### SHORT TASK:
Repeat the span of the entries below that starts at the line with "Output the Python" and ends at the line with "import pandas as pd", nothing more. Skip the pictures.

### DATA LISTING:
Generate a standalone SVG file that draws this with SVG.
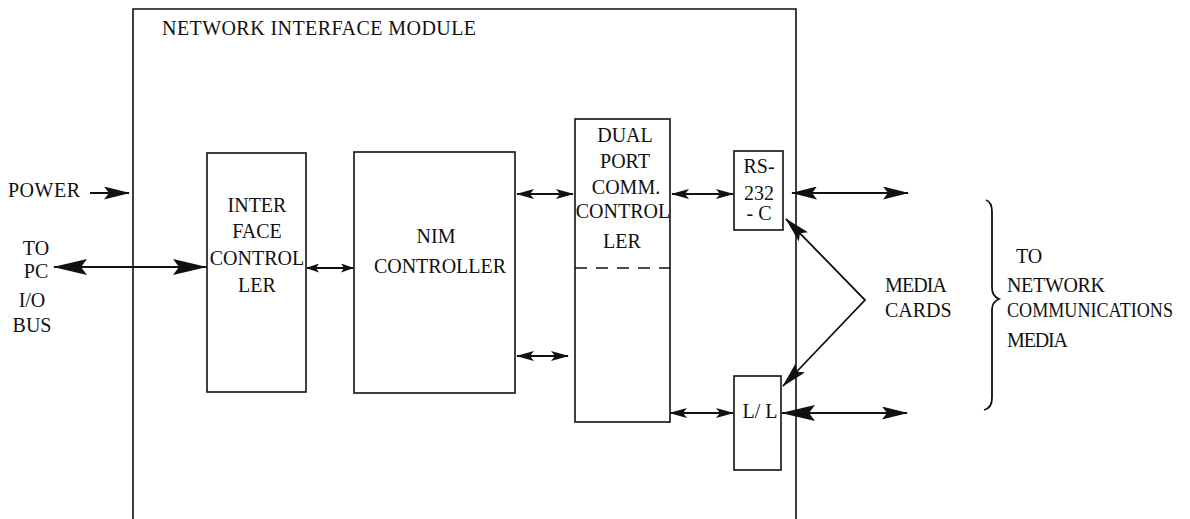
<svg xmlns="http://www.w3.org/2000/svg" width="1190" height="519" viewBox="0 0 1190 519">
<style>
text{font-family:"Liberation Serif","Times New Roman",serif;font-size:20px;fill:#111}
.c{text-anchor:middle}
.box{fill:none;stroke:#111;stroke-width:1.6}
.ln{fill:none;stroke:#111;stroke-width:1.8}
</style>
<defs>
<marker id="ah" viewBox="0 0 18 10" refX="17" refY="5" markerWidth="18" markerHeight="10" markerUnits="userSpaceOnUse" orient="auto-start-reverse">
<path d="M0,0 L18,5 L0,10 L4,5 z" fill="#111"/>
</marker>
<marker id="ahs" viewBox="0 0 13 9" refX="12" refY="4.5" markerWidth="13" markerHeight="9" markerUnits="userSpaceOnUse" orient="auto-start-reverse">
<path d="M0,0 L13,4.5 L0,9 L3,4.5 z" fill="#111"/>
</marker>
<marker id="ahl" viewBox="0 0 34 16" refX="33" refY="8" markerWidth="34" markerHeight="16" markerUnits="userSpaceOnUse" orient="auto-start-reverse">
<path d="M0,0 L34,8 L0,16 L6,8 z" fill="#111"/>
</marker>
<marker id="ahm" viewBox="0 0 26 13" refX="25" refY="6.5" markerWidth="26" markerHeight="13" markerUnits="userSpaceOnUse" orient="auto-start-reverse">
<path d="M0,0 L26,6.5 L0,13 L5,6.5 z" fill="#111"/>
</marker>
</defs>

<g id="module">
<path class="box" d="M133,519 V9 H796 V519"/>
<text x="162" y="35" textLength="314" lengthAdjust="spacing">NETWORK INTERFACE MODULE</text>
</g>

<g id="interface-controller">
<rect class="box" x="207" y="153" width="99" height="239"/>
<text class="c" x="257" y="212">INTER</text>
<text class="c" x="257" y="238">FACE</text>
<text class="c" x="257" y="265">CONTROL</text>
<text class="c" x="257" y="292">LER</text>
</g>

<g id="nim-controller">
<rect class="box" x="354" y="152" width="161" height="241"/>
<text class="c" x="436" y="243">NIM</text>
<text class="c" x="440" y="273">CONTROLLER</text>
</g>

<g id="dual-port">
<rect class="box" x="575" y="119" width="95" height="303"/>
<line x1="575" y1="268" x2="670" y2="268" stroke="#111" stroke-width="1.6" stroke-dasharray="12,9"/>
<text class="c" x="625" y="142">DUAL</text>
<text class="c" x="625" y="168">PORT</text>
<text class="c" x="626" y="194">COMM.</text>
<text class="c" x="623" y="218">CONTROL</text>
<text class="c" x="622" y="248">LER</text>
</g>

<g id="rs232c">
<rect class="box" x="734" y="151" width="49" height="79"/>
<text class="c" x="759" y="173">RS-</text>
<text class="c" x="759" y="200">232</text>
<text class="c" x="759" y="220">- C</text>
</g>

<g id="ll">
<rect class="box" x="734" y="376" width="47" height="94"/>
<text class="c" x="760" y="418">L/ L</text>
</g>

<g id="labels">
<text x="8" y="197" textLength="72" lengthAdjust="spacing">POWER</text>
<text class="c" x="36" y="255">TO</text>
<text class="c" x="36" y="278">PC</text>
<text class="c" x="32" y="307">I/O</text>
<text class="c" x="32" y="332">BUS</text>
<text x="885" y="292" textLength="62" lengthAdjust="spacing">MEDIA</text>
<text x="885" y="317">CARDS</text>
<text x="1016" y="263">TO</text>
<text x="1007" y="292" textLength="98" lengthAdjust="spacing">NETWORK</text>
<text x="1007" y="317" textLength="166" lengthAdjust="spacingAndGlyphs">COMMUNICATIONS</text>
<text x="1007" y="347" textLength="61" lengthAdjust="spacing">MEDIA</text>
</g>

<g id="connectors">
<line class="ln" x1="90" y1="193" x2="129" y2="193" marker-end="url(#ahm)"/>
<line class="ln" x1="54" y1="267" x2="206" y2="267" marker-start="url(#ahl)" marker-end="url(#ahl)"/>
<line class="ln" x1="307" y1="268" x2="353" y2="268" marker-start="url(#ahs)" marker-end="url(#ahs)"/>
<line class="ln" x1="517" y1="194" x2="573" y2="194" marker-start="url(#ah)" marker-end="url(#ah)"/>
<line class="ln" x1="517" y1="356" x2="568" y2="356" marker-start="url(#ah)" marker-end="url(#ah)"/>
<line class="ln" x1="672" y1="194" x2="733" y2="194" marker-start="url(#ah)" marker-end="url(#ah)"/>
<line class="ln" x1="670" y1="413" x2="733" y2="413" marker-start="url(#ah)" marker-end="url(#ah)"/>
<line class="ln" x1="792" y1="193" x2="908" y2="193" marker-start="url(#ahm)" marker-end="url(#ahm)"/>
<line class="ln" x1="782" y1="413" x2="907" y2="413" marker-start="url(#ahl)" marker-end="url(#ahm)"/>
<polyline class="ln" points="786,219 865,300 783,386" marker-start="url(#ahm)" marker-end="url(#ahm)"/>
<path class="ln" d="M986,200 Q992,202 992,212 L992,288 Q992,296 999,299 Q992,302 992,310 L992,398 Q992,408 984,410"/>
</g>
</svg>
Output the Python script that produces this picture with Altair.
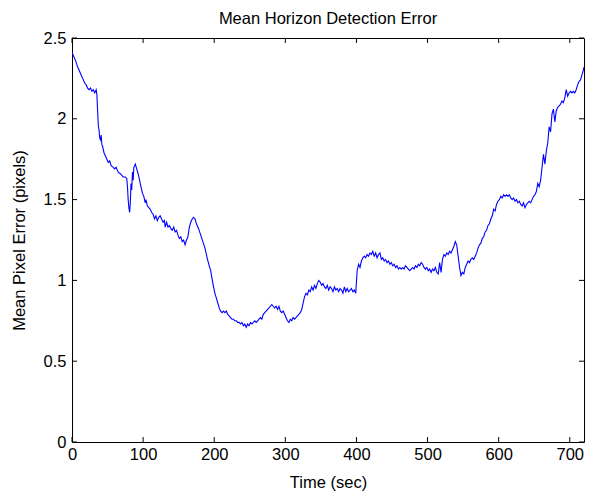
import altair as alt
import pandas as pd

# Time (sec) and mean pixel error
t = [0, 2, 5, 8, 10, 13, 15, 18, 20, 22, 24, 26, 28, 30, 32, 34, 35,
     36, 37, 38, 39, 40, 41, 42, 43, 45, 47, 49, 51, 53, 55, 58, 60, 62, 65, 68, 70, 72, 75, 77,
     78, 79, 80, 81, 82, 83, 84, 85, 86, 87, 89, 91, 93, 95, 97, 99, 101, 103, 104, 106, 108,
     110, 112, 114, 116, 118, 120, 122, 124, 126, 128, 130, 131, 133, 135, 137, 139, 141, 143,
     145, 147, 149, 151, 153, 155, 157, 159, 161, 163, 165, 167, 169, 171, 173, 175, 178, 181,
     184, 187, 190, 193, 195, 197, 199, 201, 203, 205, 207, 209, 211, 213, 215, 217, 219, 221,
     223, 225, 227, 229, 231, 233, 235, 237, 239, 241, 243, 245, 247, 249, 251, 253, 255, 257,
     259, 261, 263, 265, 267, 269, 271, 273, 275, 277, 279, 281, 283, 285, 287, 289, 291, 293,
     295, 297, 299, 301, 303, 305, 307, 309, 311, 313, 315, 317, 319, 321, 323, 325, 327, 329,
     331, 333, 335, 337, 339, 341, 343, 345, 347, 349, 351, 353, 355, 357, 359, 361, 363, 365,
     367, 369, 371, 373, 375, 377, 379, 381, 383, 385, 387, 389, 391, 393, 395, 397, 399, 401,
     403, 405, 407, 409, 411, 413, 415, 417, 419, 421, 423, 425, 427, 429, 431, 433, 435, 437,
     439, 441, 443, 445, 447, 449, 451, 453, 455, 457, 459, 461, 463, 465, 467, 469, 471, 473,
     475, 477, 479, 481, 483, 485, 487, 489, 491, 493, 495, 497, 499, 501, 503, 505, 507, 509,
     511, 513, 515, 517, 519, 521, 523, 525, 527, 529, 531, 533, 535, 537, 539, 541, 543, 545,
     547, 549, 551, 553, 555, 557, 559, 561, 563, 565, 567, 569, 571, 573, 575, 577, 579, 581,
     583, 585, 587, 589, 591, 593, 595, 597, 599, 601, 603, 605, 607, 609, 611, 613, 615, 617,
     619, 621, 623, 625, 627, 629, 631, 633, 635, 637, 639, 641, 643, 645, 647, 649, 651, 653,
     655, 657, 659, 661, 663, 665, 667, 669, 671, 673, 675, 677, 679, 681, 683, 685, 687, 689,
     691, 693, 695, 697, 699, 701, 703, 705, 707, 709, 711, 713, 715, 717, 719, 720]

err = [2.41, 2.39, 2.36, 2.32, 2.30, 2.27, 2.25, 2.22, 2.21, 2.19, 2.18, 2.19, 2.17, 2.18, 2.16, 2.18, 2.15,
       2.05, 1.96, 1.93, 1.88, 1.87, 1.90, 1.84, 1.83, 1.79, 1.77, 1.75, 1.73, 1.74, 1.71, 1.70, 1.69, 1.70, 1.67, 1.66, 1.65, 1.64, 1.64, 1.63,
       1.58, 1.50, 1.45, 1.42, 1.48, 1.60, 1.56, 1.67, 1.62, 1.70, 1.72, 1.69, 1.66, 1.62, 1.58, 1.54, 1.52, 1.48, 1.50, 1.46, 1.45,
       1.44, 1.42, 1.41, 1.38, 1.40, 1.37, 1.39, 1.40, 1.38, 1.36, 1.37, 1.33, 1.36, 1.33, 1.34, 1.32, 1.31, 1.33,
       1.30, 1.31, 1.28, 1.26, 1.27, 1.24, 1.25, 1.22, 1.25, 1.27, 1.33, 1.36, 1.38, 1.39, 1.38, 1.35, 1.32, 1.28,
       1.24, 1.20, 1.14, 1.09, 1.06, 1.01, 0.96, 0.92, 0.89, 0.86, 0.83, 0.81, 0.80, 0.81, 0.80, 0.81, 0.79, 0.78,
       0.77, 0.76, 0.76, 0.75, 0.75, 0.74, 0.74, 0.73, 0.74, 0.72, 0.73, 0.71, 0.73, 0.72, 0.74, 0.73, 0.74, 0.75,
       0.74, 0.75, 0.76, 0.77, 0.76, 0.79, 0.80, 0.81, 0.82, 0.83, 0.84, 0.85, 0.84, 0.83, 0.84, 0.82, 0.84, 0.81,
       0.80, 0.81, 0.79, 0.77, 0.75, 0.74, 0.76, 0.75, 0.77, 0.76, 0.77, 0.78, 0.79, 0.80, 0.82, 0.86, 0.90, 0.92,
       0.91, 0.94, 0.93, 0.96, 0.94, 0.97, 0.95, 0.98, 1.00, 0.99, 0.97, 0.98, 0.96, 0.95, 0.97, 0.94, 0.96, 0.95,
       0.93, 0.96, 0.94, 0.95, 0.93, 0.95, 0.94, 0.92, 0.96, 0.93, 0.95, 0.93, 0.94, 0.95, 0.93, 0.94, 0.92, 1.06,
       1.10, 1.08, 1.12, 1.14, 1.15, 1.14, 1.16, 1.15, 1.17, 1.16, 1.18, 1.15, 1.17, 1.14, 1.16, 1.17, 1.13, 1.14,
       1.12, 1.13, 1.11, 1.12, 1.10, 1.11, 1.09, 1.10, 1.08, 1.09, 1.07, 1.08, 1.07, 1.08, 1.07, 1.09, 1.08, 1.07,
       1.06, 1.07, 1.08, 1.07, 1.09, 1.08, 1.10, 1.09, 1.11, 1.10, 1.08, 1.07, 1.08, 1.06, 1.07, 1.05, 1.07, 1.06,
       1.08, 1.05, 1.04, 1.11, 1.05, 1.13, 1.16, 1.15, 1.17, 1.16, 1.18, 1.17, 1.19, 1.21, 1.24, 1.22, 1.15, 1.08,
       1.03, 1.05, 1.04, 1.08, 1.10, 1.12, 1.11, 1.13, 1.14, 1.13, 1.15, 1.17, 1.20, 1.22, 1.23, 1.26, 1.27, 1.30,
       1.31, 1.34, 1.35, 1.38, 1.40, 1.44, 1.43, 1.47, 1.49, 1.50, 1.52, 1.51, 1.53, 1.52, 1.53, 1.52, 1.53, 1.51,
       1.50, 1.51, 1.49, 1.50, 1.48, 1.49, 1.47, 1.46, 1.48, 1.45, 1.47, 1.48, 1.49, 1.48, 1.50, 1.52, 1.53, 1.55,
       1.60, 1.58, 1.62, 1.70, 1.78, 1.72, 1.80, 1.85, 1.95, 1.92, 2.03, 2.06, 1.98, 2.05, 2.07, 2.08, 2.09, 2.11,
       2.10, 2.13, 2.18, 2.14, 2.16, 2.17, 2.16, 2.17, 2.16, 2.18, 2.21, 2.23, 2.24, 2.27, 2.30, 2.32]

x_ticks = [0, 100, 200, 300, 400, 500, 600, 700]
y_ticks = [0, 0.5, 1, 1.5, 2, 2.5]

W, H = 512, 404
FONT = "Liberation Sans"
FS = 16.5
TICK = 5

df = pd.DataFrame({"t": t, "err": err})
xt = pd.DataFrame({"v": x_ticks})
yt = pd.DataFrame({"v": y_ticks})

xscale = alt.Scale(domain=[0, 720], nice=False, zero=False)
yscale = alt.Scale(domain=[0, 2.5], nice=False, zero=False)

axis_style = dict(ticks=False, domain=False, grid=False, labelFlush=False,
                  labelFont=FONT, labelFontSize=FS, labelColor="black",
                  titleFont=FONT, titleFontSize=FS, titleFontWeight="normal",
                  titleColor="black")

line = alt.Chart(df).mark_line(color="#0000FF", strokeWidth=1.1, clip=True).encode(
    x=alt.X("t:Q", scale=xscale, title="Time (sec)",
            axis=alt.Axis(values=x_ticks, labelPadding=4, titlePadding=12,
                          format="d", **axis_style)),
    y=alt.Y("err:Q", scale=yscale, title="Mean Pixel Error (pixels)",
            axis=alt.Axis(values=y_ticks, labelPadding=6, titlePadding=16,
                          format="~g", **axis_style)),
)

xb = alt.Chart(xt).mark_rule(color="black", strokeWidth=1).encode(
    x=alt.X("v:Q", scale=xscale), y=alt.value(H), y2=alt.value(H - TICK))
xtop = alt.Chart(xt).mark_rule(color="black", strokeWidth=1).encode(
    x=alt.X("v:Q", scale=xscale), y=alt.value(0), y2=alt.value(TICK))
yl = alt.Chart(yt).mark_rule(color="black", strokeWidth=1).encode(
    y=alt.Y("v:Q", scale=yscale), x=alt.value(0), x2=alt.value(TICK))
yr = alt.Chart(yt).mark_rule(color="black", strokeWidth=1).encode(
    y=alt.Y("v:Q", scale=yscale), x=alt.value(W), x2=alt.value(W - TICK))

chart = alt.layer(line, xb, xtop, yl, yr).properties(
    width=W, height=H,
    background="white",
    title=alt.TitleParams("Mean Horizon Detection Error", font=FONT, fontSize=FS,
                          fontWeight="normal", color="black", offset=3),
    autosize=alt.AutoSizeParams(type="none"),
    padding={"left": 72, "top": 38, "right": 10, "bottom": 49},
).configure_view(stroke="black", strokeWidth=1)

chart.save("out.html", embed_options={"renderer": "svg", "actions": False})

### EXERCISE OUTPUT:
Output the Python script that produces this picture with Altair.
import altair as alt
import pandas as pd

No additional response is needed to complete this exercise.